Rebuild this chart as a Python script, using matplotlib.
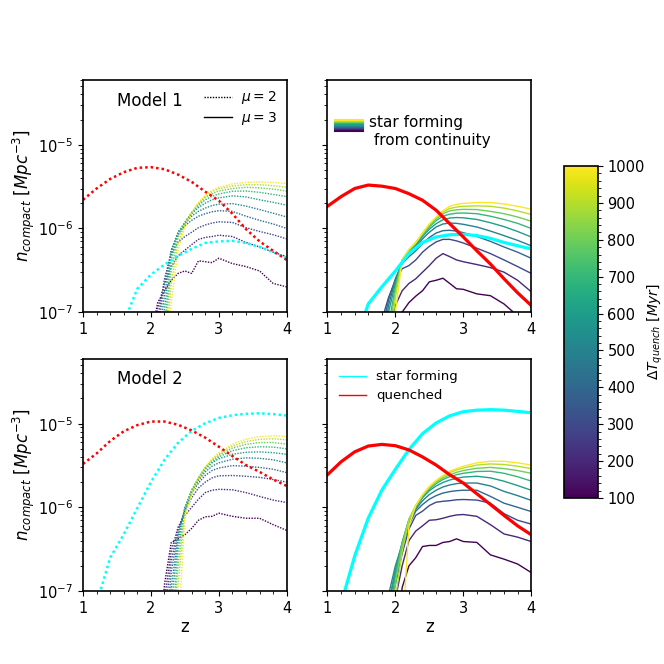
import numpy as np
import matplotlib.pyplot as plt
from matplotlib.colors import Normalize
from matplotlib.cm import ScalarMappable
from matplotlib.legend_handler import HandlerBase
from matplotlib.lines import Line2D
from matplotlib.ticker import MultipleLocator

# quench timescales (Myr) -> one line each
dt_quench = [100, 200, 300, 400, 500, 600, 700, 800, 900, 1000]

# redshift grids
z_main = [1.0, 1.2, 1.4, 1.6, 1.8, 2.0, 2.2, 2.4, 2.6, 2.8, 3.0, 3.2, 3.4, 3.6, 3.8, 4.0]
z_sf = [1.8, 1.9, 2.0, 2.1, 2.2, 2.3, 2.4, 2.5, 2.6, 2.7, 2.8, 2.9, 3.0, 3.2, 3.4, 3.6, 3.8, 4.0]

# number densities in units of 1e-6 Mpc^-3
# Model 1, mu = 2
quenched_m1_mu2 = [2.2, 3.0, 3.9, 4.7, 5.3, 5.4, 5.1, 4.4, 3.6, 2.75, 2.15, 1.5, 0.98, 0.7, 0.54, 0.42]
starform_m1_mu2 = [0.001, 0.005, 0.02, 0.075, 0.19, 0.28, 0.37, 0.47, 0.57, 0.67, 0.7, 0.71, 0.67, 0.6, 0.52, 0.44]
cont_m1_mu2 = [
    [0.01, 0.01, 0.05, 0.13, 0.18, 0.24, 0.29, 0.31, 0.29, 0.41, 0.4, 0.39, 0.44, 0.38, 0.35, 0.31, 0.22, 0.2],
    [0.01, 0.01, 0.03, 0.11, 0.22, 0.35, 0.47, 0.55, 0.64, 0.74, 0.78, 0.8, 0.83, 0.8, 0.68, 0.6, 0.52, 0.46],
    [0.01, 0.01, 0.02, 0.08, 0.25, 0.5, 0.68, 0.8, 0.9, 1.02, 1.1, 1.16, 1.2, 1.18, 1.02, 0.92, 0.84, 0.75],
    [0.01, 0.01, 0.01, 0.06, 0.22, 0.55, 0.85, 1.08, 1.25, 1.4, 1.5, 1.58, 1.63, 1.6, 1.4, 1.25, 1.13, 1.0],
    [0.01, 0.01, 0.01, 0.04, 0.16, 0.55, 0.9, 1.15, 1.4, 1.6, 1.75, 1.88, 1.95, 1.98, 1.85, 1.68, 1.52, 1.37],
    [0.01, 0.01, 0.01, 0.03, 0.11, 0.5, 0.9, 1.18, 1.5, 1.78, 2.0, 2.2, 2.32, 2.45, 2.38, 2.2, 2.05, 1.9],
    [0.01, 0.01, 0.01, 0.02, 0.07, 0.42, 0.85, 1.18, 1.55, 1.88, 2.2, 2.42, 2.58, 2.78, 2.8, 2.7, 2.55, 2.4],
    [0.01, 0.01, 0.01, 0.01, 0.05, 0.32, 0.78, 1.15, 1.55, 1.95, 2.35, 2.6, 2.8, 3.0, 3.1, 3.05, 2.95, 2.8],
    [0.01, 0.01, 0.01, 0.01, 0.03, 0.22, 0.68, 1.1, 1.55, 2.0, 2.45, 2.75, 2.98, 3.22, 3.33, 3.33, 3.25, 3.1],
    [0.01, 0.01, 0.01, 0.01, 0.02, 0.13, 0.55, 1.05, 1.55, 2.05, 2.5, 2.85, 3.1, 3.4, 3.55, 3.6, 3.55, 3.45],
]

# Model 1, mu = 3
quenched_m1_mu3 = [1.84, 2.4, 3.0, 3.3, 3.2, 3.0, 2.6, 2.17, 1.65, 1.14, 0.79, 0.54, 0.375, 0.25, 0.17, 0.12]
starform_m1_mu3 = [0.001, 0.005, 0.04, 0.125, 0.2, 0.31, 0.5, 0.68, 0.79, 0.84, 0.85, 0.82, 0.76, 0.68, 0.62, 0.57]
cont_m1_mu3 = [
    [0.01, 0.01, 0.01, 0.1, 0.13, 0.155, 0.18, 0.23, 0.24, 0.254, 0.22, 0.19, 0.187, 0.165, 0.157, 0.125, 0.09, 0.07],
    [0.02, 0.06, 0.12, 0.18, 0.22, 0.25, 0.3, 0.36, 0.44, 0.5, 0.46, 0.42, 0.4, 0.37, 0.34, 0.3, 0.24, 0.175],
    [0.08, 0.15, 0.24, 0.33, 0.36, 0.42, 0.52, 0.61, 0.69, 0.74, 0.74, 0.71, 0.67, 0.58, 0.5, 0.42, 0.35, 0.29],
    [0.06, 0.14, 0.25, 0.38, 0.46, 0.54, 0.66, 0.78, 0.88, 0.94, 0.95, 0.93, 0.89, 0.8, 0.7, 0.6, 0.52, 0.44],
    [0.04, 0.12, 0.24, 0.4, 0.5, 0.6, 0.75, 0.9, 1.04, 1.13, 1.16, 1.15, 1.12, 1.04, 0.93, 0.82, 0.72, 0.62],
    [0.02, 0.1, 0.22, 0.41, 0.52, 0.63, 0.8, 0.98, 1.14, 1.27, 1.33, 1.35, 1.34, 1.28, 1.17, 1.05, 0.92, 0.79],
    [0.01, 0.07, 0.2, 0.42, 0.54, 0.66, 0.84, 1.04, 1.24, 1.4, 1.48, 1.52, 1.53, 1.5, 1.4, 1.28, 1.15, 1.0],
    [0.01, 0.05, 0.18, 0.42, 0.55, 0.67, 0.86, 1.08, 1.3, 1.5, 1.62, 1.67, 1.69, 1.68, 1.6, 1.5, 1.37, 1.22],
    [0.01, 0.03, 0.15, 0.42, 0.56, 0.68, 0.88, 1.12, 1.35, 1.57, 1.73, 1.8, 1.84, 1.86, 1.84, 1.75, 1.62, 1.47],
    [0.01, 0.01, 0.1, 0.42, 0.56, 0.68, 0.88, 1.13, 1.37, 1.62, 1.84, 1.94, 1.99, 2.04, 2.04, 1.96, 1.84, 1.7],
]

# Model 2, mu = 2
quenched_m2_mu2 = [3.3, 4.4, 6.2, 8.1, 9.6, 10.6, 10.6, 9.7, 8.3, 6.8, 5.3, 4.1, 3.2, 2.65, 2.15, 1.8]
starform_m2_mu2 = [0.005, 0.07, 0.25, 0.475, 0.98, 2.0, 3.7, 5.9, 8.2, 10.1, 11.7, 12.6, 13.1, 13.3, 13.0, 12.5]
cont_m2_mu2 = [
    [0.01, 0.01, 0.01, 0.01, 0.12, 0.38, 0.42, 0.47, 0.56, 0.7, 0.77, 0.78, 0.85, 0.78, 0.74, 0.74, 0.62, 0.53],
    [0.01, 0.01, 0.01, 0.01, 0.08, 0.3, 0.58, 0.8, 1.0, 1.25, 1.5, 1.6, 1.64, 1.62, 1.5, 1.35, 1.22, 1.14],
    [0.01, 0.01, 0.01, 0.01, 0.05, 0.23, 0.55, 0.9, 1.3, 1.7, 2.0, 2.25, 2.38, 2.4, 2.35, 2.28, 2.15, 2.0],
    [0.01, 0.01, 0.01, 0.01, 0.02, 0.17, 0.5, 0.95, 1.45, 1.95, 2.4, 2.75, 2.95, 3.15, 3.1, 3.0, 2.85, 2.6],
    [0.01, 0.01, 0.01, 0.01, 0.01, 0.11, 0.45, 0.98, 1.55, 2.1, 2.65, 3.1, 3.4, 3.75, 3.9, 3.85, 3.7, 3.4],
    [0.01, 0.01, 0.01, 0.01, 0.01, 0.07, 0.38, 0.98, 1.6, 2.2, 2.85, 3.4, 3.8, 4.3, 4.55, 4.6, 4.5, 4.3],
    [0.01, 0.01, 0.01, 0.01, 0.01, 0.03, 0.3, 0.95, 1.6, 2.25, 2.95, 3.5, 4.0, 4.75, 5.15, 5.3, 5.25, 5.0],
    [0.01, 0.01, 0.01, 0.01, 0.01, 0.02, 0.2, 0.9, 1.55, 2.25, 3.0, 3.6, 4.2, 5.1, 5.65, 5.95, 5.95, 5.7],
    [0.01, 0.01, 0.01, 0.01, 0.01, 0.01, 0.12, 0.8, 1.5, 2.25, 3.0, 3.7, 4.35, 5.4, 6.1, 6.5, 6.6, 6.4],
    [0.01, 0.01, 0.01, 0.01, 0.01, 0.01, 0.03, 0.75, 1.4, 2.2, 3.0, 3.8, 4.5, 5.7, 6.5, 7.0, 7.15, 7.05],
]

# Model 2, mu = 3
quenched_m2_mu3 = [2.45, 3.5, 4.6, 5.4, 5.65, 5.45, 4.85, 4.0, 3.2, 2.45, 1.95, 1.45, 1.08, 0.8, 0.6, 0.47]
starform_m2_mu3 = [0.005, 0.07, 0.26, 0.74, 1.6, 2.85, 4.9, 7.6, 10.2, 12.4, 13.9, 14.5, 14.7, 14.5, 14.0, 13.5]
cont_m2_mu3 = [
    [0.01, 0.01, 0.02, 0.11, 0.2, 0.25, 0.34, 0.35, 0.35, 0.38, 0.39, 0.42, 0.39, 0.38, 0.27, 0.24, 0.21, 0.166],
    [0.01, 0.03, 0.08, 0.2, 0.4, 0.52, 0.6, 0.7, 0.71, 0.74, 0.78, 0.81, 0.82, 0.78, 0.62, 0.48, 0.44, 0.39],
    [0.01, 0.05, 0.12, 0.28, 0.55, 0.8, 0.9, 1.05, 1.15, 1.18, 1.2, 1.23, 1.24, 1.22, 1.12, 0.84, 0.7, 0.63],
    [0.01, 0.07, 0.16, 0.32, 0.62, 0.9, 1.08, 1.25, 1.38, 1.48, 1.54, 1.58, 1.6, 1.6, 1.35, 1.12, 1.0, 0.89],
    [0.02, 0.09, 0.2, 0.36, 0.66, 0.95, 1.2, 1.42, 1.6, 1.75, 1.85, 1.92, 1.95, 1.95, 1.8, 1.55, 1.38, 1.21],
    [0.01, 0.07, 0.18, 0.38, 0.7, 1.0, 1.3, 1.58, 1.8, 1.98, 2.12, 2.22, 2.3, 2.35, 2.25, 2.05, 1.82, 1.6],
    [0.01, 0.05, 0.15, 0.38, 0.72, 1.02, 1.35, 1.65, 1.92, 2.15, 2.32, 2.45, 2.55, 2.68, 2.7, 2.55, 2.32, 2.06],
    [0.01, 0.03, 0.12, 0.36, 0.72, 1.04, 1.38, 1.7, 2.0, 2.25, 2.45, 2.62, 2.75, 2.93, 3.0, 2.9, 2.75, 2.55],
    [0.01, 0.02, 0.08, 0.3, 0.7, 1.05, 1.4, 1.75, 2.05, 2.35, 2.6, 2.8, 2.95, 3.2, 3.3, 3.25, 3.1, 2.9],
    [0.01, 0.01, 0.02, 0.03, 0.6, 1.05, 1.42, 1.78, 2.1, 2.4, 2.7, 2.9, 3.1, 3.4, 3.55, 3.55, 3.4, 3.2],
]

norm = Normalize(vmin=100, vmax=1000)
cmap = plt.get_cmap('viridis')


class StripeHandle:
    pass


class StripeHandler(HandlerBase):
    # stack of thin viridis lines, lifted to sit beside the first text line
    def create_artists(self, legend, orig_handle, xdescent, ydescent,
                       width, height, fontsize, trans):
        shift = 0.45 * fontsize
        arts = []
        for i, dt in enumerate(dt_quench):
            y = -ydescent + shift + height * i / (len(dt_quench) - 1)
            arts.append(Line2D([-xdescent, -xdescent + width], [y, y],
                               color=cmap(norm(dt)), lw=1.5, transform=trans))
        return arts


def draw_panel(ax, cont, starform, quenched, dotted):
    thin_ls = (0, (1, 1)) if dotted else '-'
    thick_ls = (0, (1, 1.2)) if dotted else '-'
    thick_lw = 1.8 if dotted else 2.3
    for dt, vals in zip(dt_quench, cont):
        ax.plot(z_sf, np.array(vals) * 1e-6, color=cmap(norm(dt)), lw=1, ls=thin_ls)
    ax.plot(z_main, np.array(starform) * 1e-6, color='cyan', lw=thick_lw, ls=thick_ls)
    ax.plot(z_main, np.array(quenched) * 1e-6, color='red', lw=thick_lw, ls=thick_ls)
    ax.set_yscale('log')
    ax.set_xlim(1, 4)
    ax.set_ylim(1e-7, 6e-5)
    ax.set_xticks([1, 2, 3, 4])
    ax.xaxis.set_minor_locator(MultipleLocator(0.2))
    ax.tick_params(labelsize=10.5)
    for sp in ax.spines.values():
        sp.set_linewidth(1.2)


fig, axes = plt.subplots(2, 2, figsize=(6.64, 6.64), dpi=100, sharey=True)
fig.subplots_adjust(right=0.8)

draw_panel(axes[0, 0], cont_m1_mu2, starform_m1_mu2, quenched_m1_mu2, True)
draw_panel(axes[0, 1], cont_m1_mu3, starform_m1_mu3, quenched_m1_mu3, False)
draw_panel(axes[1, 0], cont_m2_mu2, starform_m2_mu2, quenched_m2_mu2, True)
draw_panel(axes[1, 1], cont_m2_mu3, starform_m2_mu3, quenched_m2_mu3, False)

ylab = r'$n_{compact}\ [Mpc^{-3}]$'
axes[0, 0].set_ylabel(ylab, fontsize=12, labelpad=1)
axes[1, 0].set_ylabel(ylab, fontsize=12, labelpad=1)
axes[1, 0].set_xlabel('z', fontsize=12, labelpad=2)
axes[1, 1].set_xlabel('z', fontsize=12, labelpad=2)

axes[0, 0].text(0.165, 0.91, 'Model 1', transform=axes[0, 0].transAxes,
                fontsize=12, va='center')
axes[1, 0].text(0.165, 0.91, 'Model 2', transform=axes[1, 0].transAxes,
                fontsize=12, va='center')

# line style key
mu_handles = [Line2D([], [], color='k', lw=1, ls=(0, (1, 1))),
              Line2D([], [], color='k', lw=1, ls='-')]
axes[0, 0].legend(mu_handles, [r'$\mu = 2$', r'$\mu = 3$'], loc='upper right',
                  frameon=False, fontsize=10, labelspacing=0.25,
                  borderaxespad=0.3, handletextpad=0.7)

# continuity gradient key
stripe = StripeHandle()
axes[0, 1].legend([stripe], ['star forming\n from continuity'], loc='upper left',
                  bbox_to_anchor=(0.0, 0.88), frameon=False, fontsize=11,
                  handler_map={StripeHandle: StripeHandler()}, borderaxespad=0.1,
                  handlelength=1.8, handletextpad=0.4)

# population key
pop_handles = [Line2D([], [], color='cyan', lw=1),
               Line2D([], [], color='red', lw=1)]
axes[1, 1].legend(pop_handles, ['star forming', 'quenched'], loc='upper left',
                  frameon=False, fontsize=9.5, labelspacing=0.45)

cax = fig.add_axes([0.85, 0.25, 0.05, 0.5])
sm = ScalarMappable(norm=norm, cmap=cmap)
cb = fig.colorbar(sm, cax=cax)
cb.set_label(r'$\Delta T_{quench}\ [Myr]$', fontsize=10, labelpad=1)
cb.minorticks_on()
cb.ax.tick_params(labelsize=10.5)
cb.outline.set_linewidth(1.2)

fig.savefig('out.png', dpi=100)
⁂
GIVEN REQUEST - Copy, from the material, each line that holds the string "matplotlib".

SOLUTION FOR THIS EXERCISE -
Rebuild this chart as a Python script, using matplotlib.
import matplotlib.pyplot as plt
from matplotlib.colors import Normalize
from matplotlib.cm import ScalarMappable
from matplotlib.legend_handler import HandlerBase
from matplotlib.lines import Line2D
from matplotlib.ticker import MultipleLocator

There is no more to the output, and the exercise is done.